American college basketball season

The 1984–85 Idaho Vandals men's basketball team represented the University of Idaho during the 1984–85 NCAA Division I men's basketball season. Members of the Big Sky Conference, the Vandals were led by second-year head coach Bill Trumbo and played their home games on campus at the Kibbie Dome in Moscow, Idaho.

The Vandals were 8–21 overall in the regular season and 1–13 in conference play, in last place again. At the conference tournament at Boise, the Vandals met league champion Nevada in the quarterfinal and lost by three points. The sole conference victory was a home blowout of Idaho State in early February in a rare Sunday afternoon game.

Idaho hosted and defeated Palouse neighbor Washington State by nineteen in early December, the fourth win over the Cougars in the last five meetings. Gonzaga edged the Vandals by two points in Spokane on January 2 for a second straight win in the series (following four consecutive losses).

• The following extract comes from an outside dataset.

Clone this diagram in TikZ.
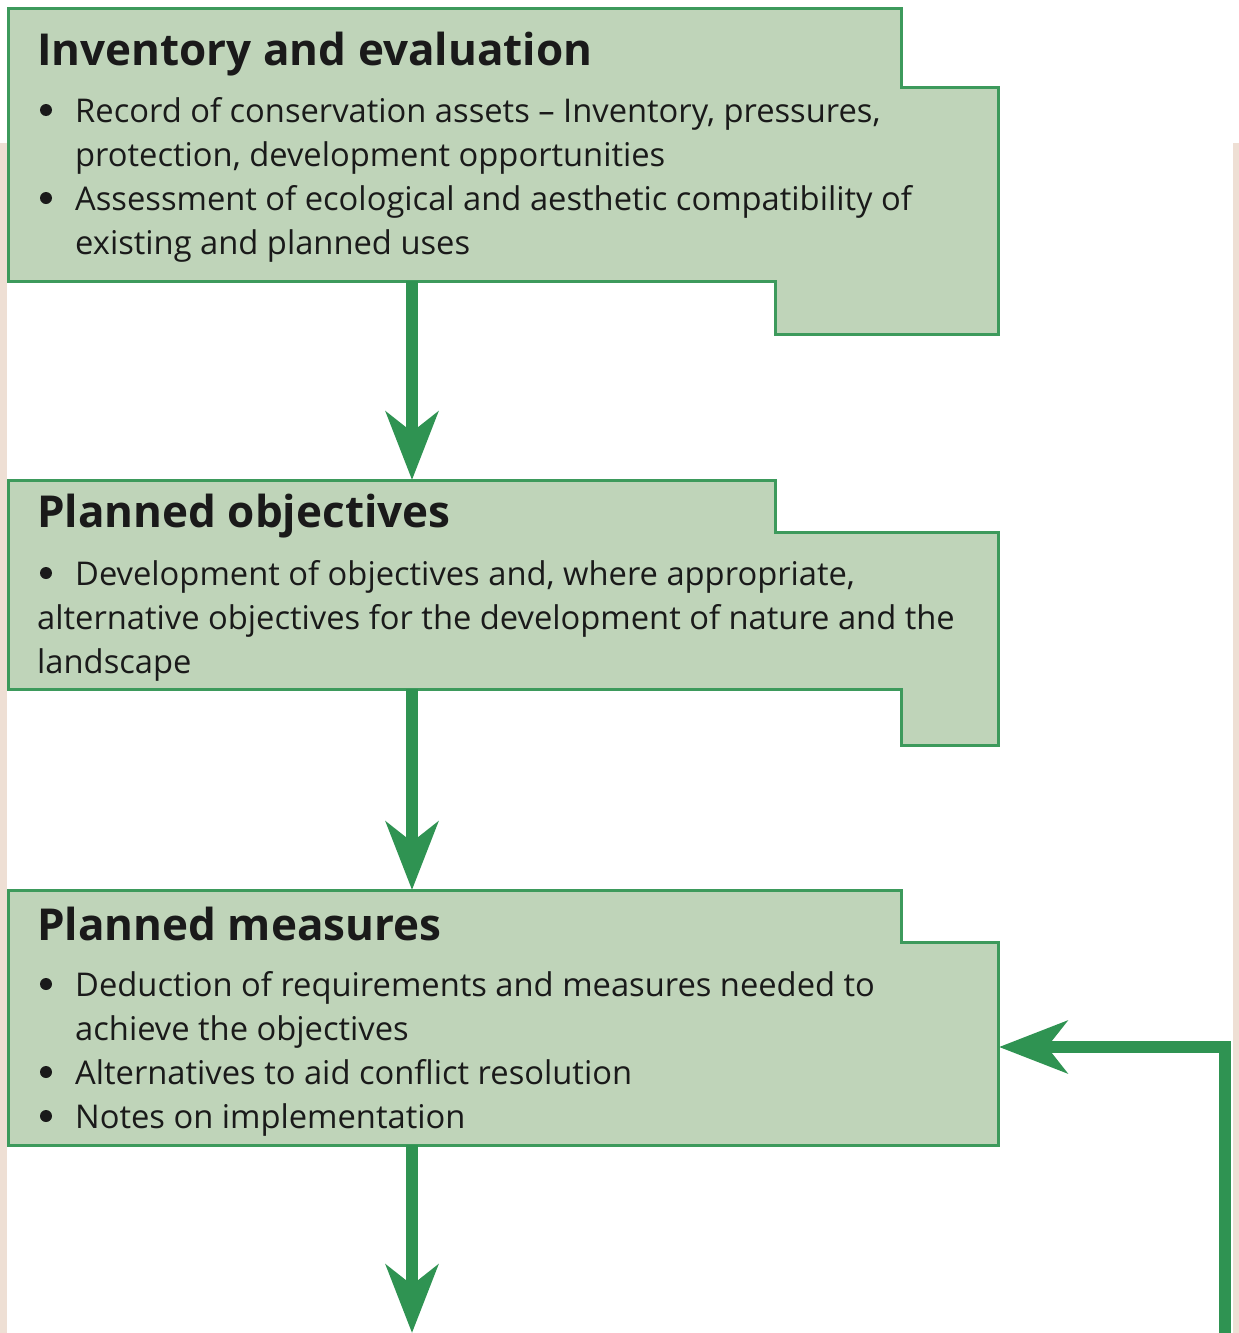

The main basketball court of the Kibbie Dome was originally smooth tartan rubber (urethane), poured directly onto the pavement floor, resulting in a very hard and unforgiving surface, but also a tremendous home court advantage under head coach Don Monson in the early 1980s. After nine seasons, it was replaced in the fall of 1984 with a conventional hardwood floor, acquired from the University of Arizona in Tucson.

==Postseason result==

| Date time, TV | Rank^{#} | Opponent^{#} | Result | Record | Site (attendance) city, state |
Big Sky tournament
| Thu, March 7 6:00 pm | (8) | vs. (1) Nevada Quarterfinal | L 80–83 | 8–22 | BSU Pavilion Boise, Idaho |
*Non-conference game. ^{#}Rankings from AP poll. (#) Tournament seedings in parentheses. All times are in Pacific time.